How to Restrict return Statements to Function Declarations in ANTLR Grammar?


Question: I'm working on a custom parser using ANTLR to define a small programming language. One of the requirements is that return statements can only appear inside the body of a function. If a return statement appears outside a function, the parser should throw an error.

Here's the simplified grammar I'm working with (in ANTLR):

grammar Grammar;

options {
    language=Python3;
}

// Parser Rules
program: (var_decl | fun_decl)*;

fun_decl: type_spec ID '(' param_decl* (';' param_decl)* ')' body; // Function declarations
param_decl: type_spec ID (',' ID)* ; // Parameters for functions
type_spec: 'int' | 'float' ; // Valid types

body: '{' stmt* '}'; 
expr: 'expr';

stmt: assignment | call | r_return | var_decl;
var_decl: param_decl ';'; // Variable declarations
assignment: ID '=' expr ';';
call: ID '(' expr* (',' expr)* ')' ';';
r_return: 'return' expr ';';

// Lexer Rules
WS: [ \t\r\n] -> skip ; // Skip whitespace
ID: [a-zA-Z]+ ; // Identifiers (variable and function names)
ERROR_CHAR: . {raise ErrorToken(self.text)} ; // Error handling

The issue is that this grammar allows return statements (r_return) to appear anywhere a stmt is allowed, including in the global scope. For example:

int x;
return x; // This should throw an error.

But inside a function, it should work:

int myFunction() {
    return 42; // Valid
}

I thought about it but I did not come up with a solution. Please help me.


Solution

  • Add EOF to the end of your program parser rule...

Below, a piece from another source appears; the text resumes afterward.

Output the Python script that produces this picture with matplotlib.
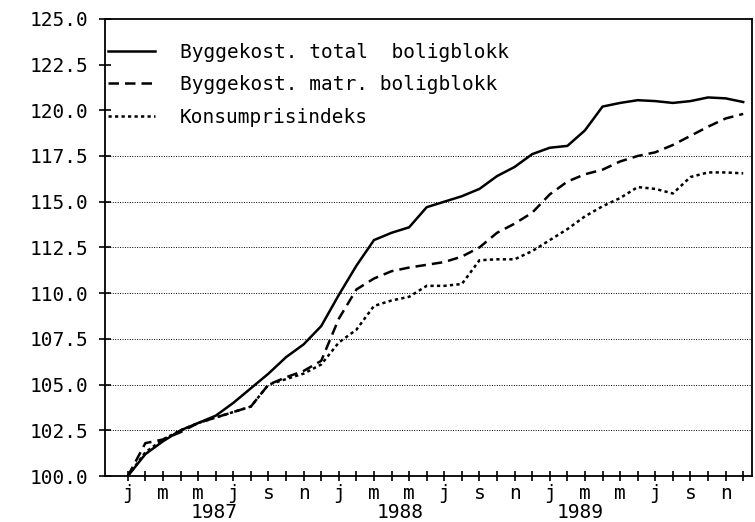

    program: (var_decl | fun_decl)* EOF;
    

    ...to cause the parser to indicate an error in your first test case.

    Not directly related to your question, I suggest defining lexer rules such as...

    OPEN_PAREN: '(';
    CLOSE_PAREN: ')';
    SEMICOLON: ';';
    COMMA: ',';
    OPEN_CURLY: '{';
    CLOSE_CURLY: '}';
    EQ: '=';
    INT: 'int';
    FLOAT: 'float';
    RETURN: 'return';
    

    ...to use in your parser rules instead of character literals.